The difference between a winner and a loser for me, as a prisoner, is evident in my personal reaction to certain situational factors that could result in both positive and negative consequences depending on my decision and the course of action I pursue to engage various aspects of my life.

I could sit in a dayroom with my fellow prisoners, play dominoes, gamble on sports, and engage in gang activity or other criminal elements of the incarcerated life. But the stirring of something internal- something I refer to as God, even the moral foundation my mother instilled in me as a boy, quietly whispers to my sense of direction, "this is not what you are supposed to me doing" and "find something positive to do." Follow your most inner voice; it is usually produces a good result. Even during my most alcohol and drug induced moments in life- no matter how obliterated I have been, that internal mechanism was still there. Only the pessimist devil on my other shoulder was telling me "ignore that voice, do what you want- don't worry about the torpedoes, we'll worry about that later." That voice is the reason I am still in prison after eleven and a half years paying for one mistake. Most of the time, the pessimist voice is the easy way out, probably being pleasure sooner, or some type of reward. But the payment method for the reward you receive is soul drenching. Ignore the urge to follow the pessimistic voice.

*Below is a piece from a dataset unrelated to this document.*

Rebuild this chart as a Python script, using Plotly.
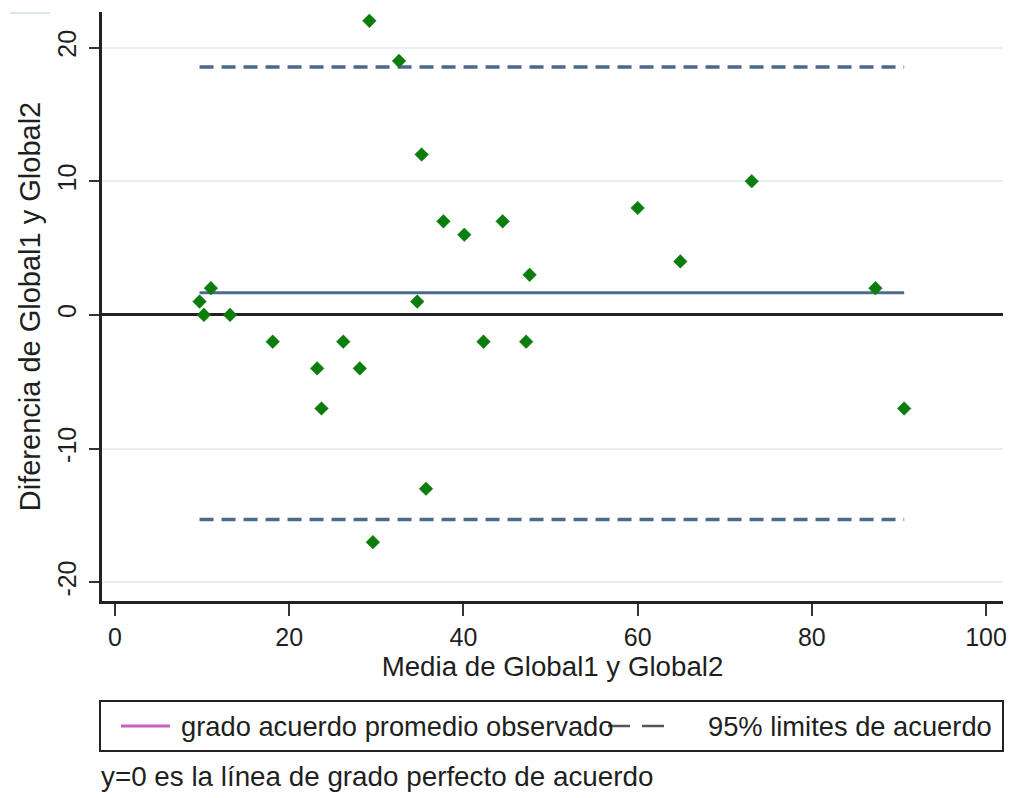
import plotly.graph_objects as go

# Bland-Altman data: mean of the two measurements vs. their difference
mean_vals = [9.7, 11.0, 10.2, 13.2, 18.1, 23.2, 23.7, 26.2, 28.1, 29.2, 29.6,
             32.6, 35.2, 34.7, 35.7, 37.7, 40.1, 44.5, 47.6, 42.3, 47.2,
             60.0, 64.9, 73.1, 87.3, 90.6]
diff_vals = [1, 2, 0, 0, -2, -4, -7, -2, -4, 22, -17,
             19, 12, 1, -13, 7, 6, 7, 3, -2, -2,
             8, 4, 10, 2, -7]

mean_diff = 1.65          # observed mean agreement
loa_upper = 18.55         # upper 95% limit of agreement
loa_lower = -15.3         # lower 95% limit of agreement

x_ticks = [0, 20, 40, 60, 80, 100]
y_ticks = [-20, -10, 0, 10, 20]

W, H = 1014, 798
M_L, M_R, M_T, M_B = 102, 11, 12, 197
PW, PH = W - M_L - M_R, H - M_T - M_B


def px_x(px):
    return (px - M_L) / PW


def px_y(py):
    return (H - M_B - py) / PH


FONT = "Liberation Sans, Arial, sans-serif"
TXT = "#1f1f1f"
LINE_BLUE = "#4c6b8c"

x_lo, x_hi = min(mean_vals), max(mean_vals)

fig = go.Figure()

# limits of agreement
for val in (loa_upper, loa_lower):
    fig.add_trace(go.Scatter(
        x=[x_lo, x_hi], y=[val, val], mode="lines",
        line=dict(color=LINE_BLUE, width=3.5, dash="14px,8px"),
        hoverinfo="skip", showlegend=False))

# mean difference
fig.add_trace(go.Scatter(
    x=[x_lo, x_hi], y=[mean_diff, mean_diff], mode="lines",
    line=dict(color=LINE_BLUE, width=3),
    hoverinfo="skip", showlegend=False))

# observations
fig.add_trace(go.Scatter(
    x=mean_vals, y=diff_vals, mode="markers",
    marker=dict(symbol="diamond", size=10.5, color="#0b7d0b",
                line=dict(width=0.5, color="#0b7d0b")),
    showlegend=False))

shapes = [
    # legend frame
    dict(type="rect", xref="paper", yref="paper",
         x0=px_x(100), x1=px_x(1003), y0=px_y(751), y1=px_y(701),
         line=dict(color="#222222", width=2), fillcolor="white"),
    # legend key: mean line
    dict(type="line", xref="paper", yref="paper",
         x0=px_x(121), x1=px_x(170), y0=px_y(726), y1=px_y(726),
         line=dict(color="#c462c4", width=3)),
    # legend key: limits
    dict(type="line", xref="paper", yref="paper",
         x0=px_x(608), x1=px_x(630), y0=px_y(726), y1=px_y(726),
         line=dict(color="#555555", width=2.5)),
    dict(type="line", xref="paper", yref="paper",
         x0=px_x(642), x1=px_x(664), y0=px_y(726), y1=px_y(726),
         line=dict(color="#555555", width=2.5)),
    # faint stroke at the top-left corner
    dict(type="line", xref="paper", yref="paper",
         x0=px_x(10), x1=px_x(50), y0=px_y(13), y1=px_y(13),
         line=dict(color="#dbe7ec", width=2)),
]

annotations = [
    dict(text="grado acuerdo promedio observado", xref="paper", yref="paper",
         x=px_x(179), y=px_y(726), xanchor="left", yanchor="middle",
         showarrow=False, font=dict(family=FONT, size=27.3, color=TXT)),
    dict(text="95% limites de acuerdo", xref="paper", yref="paper",
         x=px_x(706), y=px_y(726), xanchor="left", yanchor="middle",
         showarrow=False, font=dict(family=FONT, size=27.3, color=TXT)),
    dict(text="y=0 es la línea de grado perfecto de acuerdo",
         xref="paper", yref="paper",
         x=px_x(99), y=px_y(776), xanchor="left", yanchor="middle",
         showarrow=False, font=dict(family=FONT, size=27.8, color=TXT)),
]

fig.update_layout(
    width=W, height=H,
    margin=dict(l=M_L, r=M_R, t=M_T, b=M_B, autoexpand=False),
    paper_bgcolor="white", plot_bgcolor="white",
    font=dict(family=FONT, color=TXT),
    shapes=shapes, annotations=annotations,
    xaxis=dict(
        range=[-1.5, 101.95], tickvals=x_ticks,
        ticktext=[str(v) for v in x_ticks],
        showgrid=False, zeroline=False,
        showline=True, linecolor="#222222", linewidth=3,
        ticks="outside", ticklen=12, tickwidth=2, tickcolor="#333333",
        tickfont=dict(family=FONT, size=25, color=TXT),
        title=dict(text="Media de Global1 y Global2",
                   font=dict(family=FONT, size=27.7, color=TXT), standoff=3),
    ),
    yaxis=dict(
        range=[-21.4, 22.66], tickvals=y_ticks,
        ticktext=[str(v) for v in y_ticks],
        showgrid=True, gridcolor="#e6f0f1", gridwidth=2,
        zeroline=True, zerolinecolor="#222222", zerolinewidth=3,
        showline=True, linecolor="#222222", linewidth=3,
        ticks="outside", ticklen=10, tickwidth=2, tickcolor="#333333",
        tickangle=-90, ticklabelstandoff=3,
        tickfont=dict(family=FONT, size=25, color=TXT),
        title=dict(text="Diferencia de Global1 y Global2",
                   font=dict(family=FONT, size=29, color=TXT), standoff=4),
    ),
)

fig.write_html("out.html")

My life began in a whirlwind of confusion. My dad was an alcoholic, hell-raising, womanizer and child beater. This was the role model I had to look up to during my early, formative years as a child. Very tragic.

I could blame my misfortunes on a traumatic childhood, my father was killed in a violent accident, then I went on to lose my Grandmother, favorite Aunt, and have our home destroyed in a massive flood at the age of fourteen, all within ninety days of each other. The odds against me were stacked up before my life ever really began.

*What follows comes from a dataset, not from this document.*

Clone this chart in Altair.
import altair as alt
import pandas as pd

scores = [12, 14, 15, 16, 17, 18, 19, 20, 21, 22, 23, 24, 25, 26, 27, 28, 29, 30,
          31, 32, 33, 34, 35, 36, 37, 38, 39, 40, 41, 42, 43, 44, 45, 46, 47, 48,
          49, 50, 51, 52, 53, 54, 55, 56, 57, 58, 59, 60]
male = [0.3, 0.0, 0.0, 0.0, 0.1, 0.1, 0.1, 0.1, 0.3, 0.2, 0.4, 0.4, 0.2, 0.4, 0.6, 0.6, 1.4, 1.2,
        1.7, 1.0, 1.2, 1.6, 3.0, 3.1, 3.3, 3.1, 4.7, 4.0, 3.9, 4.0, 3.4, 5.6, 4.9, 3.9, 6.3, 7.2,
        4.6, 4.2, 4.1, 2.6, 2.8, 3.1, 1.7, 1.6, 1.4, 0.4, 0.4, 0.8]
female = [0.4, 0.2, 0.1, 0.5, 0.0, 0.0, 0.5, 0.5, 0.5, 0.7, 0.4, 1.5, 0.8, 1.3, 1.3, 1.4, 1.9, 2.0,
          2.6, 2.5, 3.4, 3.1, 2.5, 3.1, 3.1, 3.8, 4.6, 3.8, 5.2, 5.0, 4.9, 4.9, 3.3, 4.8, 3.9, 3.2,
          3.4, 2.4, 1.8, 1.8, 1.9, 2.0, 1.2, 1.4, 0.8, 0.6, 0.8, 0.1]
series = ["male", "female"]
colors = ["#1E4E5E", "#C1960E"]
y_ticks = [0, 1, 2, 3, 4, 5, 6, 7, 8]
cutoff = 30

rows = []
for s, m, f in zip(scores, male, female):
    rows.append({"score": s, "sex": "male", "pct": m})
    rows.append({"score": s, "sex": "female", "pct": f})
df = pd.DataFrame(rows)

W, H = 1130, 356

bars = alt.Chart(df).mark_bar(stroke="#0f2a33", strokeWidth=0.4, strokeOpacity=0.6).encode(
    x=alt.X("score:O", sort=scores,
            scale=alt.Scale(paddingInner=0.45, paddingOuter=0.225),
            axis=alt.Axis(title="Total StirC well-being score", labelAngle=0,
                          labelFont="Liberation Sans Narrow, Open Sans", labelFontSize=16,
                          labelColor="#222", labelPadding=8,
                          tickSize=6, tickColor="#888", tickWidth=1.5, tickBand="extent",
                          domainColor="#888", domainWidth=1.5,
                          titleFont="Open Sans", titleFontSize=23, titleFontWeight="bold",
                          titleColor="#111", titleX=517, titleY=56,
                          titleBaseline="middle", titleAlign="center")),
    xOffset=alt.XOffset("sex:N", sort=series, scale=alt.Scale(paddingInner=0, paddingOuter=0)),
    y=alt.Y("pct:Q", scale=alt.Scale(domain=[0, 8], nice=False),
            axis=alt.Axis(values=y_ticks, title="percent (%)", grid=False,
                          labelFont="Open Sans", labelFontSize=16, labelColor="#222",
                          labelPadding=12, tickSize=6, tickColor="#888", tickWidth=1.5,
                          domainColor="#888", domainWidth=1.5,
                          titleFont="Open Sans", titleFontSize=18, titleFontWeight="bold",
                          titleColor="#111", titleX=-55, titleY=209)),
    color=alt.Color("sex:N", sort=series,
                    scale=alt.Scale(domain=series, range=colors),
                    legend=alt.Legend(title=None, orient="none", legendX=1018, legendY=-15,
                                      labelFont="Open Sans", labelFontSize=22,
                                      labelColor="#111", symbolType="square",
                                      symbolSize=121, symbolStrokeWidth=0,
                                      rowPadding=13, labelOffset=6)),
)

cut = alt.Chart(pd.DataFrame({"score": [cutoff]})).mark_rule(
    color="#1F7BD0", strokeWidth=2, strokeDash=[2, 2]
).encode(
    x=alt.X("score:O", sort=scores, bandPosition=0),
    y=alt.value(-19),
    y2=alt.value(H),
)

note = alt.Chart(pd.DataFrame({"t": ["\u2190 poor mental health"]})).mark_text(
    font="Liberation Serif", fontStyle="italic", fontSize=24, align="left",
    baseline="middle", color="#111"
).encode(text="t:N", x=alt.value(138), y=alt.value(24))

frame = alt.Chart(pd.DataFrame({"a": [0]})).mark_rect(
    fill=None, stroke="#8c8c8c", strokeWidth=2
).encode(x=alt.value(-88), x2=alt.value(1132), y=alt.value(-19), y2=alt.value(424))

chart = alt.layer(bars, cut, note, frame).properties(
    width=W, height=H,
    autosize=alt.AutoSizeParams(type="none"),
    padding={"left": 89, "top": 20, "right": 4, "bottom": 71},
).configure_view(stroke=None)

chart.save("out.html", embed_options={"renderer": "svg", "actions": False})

In prison, I would examine other criminal behavior patters- often hearing over and over again, "it's the white folks fault I'm here," or "it's a Jewish conspiracy," or "my ex old lady put me here," or "my family and friends sold me out"- all these excuses as to why someone came to prison. I seldom heard someone say "it's not them who threw the brick through that window- I did." My point is- accepting responsibility for my own actions was the first crucial step in rehabilitation.

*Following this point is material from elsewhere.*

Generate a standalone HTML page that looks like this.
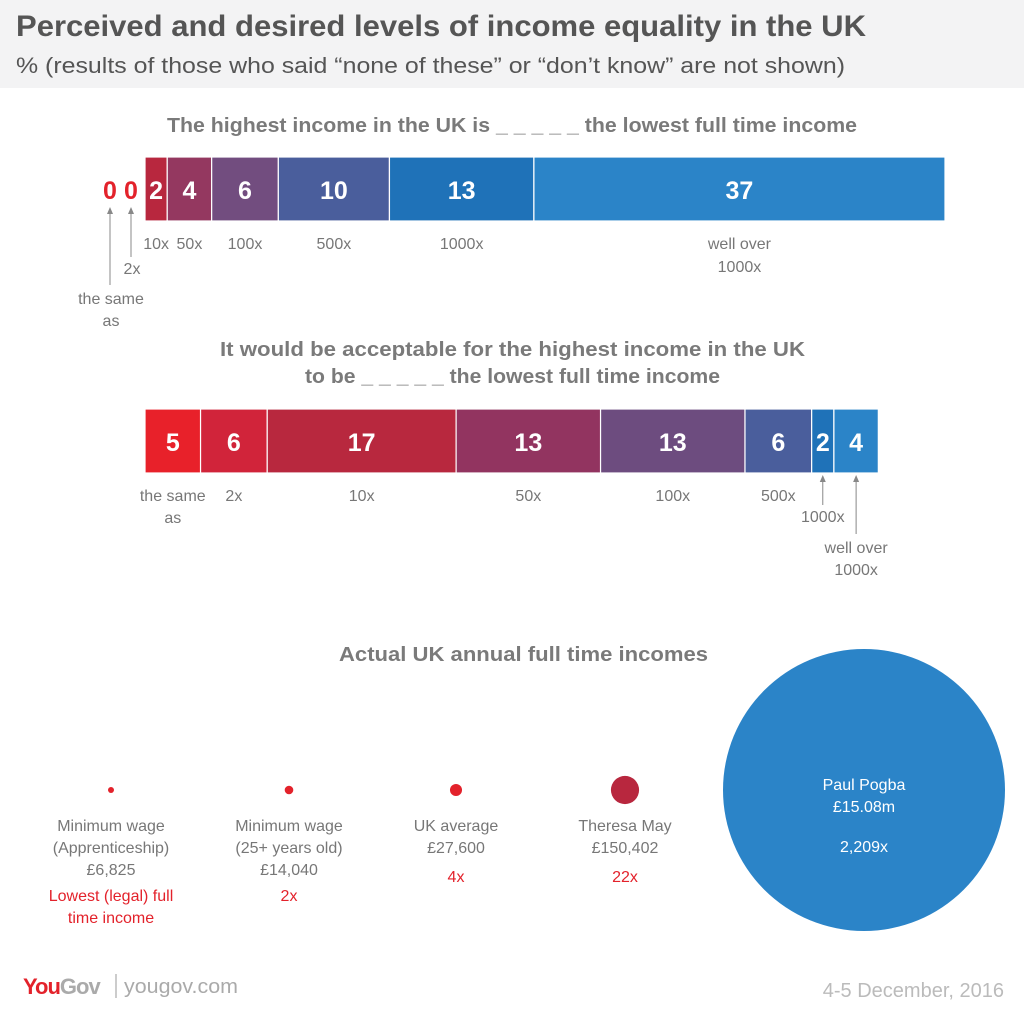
<!DOCTYPE html>
<html><head><meta charset="utf-8"><style>
body{margin:0;background:#fff;font-family:"Liberation Sans",sans-serif;}
svg text{font-family:"Liberation Sans",sans-serif;}
</style></head><body>
<svg id="c" data-name="infographic" data-interactable="false" width="1024" height="1015" viewBox="0 0 1024 1015" xmlns="http://www.w3.org/2000/svg">
<rect data-name="header-background" data-interactable="false" x="0" y="0" width="1024" height="88" fill="#f3f3f4"/>
<text data-name="title" data-interactable="false" x="16" y="36" font-size="30" font-weight="bold" fill="#555" textLength="850" lengthAdjust="spacingAndGlyphs">Perceived and desired levels of income equality in the UK</text>
<text data-name="subtitle" data-interactable="false" x="16" y="73" font-size="22" fill="#555" textLength="829" lengthAdjust="spacingAndGlyphs">% (results of those who said “none of these” or “don’t know” are not shown)</text>
<text data-name="chart1-title" data-interactable="false" x="167" y="132" font-size="20" font-weight="bold" fill="#7a7a7a" textLength="690" lengthAdjust="spacingAndGlyphs">The highest income in the UK is _ _ _ _ _ the lowest full time income</text>
<text data-name="chart2-title-line1" data-interactable="false" x="220" y="356" font-size="20" font-weight="bold" fill="#7a7a7a" textLength="585" lengthAdjust="spacingAndGlyphs">It would be acceptable for the highest income in the UK</text>
<text data-name="chart2-title-line2" data-interactable="false" x="305" y="383" font-size="20" font-weight="bold" fill="#7a7a7a" textLength="415" lengthAdjust="spacingAndGlyphs">to be _ _ _ _ _ the lowest full time income</text>
<text data-name="chart3-title" data-interactable="false" x="339" y="661" font-size="20" font-weight="bold" fill="#7a7a7a" textLength="369" lengthAdjust="spacingAndGlyphs">Actual UK annual full time incomes</text>
<g id="g1"></g><g id="g2"></g><g id="g3"></g>
<text data-name="yougov-logo" data-interactable="false" x="23" y="994" font-size="22" font-weight="bold" letter-spacing="-1"><tspan fill="#e3222b">You</tspan><tspan fill="#aaa">Gov</tspan></text>
<line data-name="logo-divider" data-interactable="false" x1="116" y1="974" x2="116" y2="998" stroke="#bbb" stroke-width="1.5"/>
<text data-name="yougov-url" data-interactable="false" x="124" y="993" font-size="20" fill="#aaa" textLength="114" lengthAdjust="spacingAndGlyphs">yougov.com</text>
<text data-name="date" data-interactable="false" x="1004" y="997" font-size="20" fill="#bbb" text-anchor="end">4-5 December, 2016</text>
</svg>
<script>
const NS="http://www.w3.org/2000/svg";
const cats1=["the same as","2x","10x","50x","100x","500x","1000x","well over 1000x"];
const vals1=[0,0,2,4,6,10,13,37];
const vals2=[5,6,17,13,13,6,2,4];
const cols1=["#e3222b","#e3222b","#b8273e","#943860","#724d7f","#4a5e9c","#1f72b8","#2b84c8"];
const cols2=["#e8212a","#d1243a","#b8283e","#923460","#6d4c7f","#4a5e9c","#1f72b8","#2b84c8"];
const incomeLabels=["Minimum wage|(Apprenticeship)|£6,825","Minimum wage|(25+ years old)|£14,040","UK average|£27,600","Theresa May|£150,402"];
const incomes=[6825,14040,27600,150402,15080000];
const multLabels=["Lowest (legal) full|time income","2x","4x","22x","2,209x"];
const X0=145, UNIT=800/72;
const xs=v=>v*UNIT;
function el(p,t,a,txt){const e=document.createElementNS(NS,t);for(const k in a)e.setAttribute(k,a[k]);if(txt!=null)e.textContent=txt;p.appendChild(e);return e;}
function bar(g,vals,cols,y,name){
  let x=X0;const pos=[];
  vals.forEach((v,i)=>{
    const w=xs(v);
    if(v>0){
      const r=el(g,"rect",{x:x,y:y,width:w,height:64,fill:cols[i],stroke:"#fff","stroke-width":1.2});
      r.setAttribute('data-name',name+'-segment-'+i);
      r.setAttribute('data-interactable','false');
      const t=el(g,"text",{x:x+w/2,y:y+42,"font-size":25,"font-weight":"bold",fill:"#fff","text-anchor":"middle"},v);
      t.setAttribute('data-name',name+'-value-'+i);
      t.setAttribute('data-interactable','false');
    }
    pos.push(x+w/2);x+=w;
  });
  return pos;
}
const g1=document.getElementById("g1");
const p1=bar(g1,vals1,cols1,157,"perceived");
[110,131].forEach((px,i)=>{
  const t=el(g1,"text",{x:px,y:199,"font-size":25,"font-weight":"bold",fill:"#e3222b","text-anchor":"middle"},vals1[i]);
  t.setAttribute('data-name','perceived-zero-value-'+i);
  t.setAttribute('data-interactable','false');
});
el(g1,"line",{x1:110,y1:285,x2:110,y2:210,stroke:"#888"}).setAttribute('data-name','arrow-same');
el(g1,"line",{x1:131,y1:257,x2:131,y2:210,stroke:"#888"}).setAttribute('data-name','arrow-2x');
el(g1,"path",{d:"M107,214 L110,207 L113,214 Z M128,214 L131,207 L134,214 Z",fill:"#888"}).setAttribute('data-name','arrow-heads-1');
const lab=(g,x,y,s,n)=>{const t=el(g,"text",{x:x,y:y,"font-size":16,fill:"#777","text-anchor":"middle"},s);t.setAttribute('data-name',n);t.setAttribute('data-interactable','false');};
lab(g1,111,304,"the same","perceived-label-0a");lab(g1,111,326,"as","perceived-label-0b");
lab(g1,132,274,"2x","perceived-label-1");
for(let i=2;i<7;i++)lab(g1,p1[i],249,cats1[i],"perceived-label-"+i);
lab(g1,p1[7],249,"well over","perceived-label-7a");lab(g1,p1[7],272,"1000x","perceived-label-7b");
const g2=document.getElementById("g2");
const p2=bar(g2,vals2,cols2,409,"acceptable");
lab(g2,p2[0],501,"the same","acceptable-label-0a");lab(g2,p2[0],523,"as","acceptable-label-0b");
for(let i=1;i<6;i++)lab(g2,p2[i],501,cats1[i],"acceptable-label-"+i);
lab(g2,p2[6],522,"1000x","acceptable-label-6");
lab(g2,p2[7],553,"well over","acceptable-label-7a");lab(g2,p2[7],575,"1000x","acceptable-label-7b");
el(g2,"line",{x1:p2[6],y1:505,x2:p2[6],y2:478,stroke:"#888"});
el(g2,"line",{x1:p2[7],y1:534,x2:p2[7],y2:478,stroke:"#888"});
el(g2,"path",{d:`M${p2[6]-3},482 L${p2[6]},475 L${p2[6]+3},482 Z M${p2[7]-3},482 L${p2[7]},475 L${p2[7]+3},482 Z`,fill:"#888"});
const g3=document.getElementById("g3");
const cx=[111,289,456,625,864];const rMax=141;
const rs=v=>rMax*Math.sqrt(v/incomes[4]);
incomes.forEach((v,i)=>{
  const c=el(g3,"circle",{cx:cx[i],cy:790,r:rs(v),fill:i==4?"#2b84c8":(i==3?"#b8273e":"#e3222b")});
  c.setAttribute('data-name','income-circle-'+i);
  c.setAttribute('data-interactable','false');
  if(i<4){
    const lines=incomeLabels[i].split("|");
    lines.forEach((s,j)=>lab(g3,cx[i],831+j*22,s,"income-label-"+i+"-"+j));
    const base=lines.length==3?901:882;
    const m=multLabels[i].split("|");
    m.forEach((s,j)=>{const t=el(g3,"text",{x:cx[i],y:base+j*22,"font-size":16,fill:"#e3222b","text-anchor":"middle"},s);
      t.setAttribute('data-name','multiplier-label-'+i+'-'+j);t.setAttribute('data-interactable','false');});
  }
});
[["Paul Pogba",790],["£15.08m",812]].forEach(([s,y],j)=>{const t=el(g3,"text",{x:864,y:y,"font-size":16,fill:"#fff","text-anchor":"middle"},s);t.setAttribute('data-name','pogba-label-'+j);t.setAttribute('data-interactable','false');});
const pm=el(g3,"text",{x:864,y:852,"font-size":16,fill:"#fff","text-anchor":"middle"},multLabels[4]);
pm.setAttribute('data-name','pogba-multiplier');
pm.setAttribute('data-interactable','false');
</script>
</body></html>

The second step is plotting a course of action to correct your mistakes. For me, I had no viable trade skills I had to arm myself with a chance to succeed in life. I was a high school "kick out," an alcoholic and part time drug addict. I also had an anger management problem- among other character defects. Making the decision to be "sick and tired of being sick and tired" was the motivating factor for me to pursue a life change.

I began by receiving a G.E.D. - up at five o'clock in the morning working mathematical equations and reading essays with half-awake zombies, because, in prison, you do your school first so you can be free by noon to work a harsh labor job. Education is not free in prison. From a G.E.D., I went on to complete a six month vocation in plumbing. I remember the sense of pride I received by completing my first two genuine goals in life. These feelings inspired me to pursue my enlightened state even further. I decided to pursue a college education, receiving an Associates Degree in general studies. I even completed another college credit, six month course in HVAC (heating, ventilation, and air conditioning) to try and make myself as marketable as possible in today's rapidly changing society. I also realized, using the twelve step process in Alcoholics Anonymous, that my addictions were just a side effect of a much more serious core problem. For me, I had an emotional disorder that drove me to have numerous character defects. My problems were pinpointed all the way back to my traumatic childhood. I am not going to go into extreme detail only to say that these problems shaped my adult character defects. Once I realized the origin of my "stinking thinking" I effectively sought a treatment plant to correct it through discussion and fellowship in A.A. meetings. I also had a bad temper and voluntarily sought treatment through psychiatric services for anger management. These things have worked for me.

In closing, I will simply say that, for me, the difference between being a winner or a loser is like night and day. It is being an optimist or a pessimist- seeing a glass of water as half full or half empty. My perception of life was my obstacle to success. Self-realization is a very sobering experience that I encourage anyone to pursue anywhere in the world. Correct your mistakes, make yourself stronger, and face the future without a veil.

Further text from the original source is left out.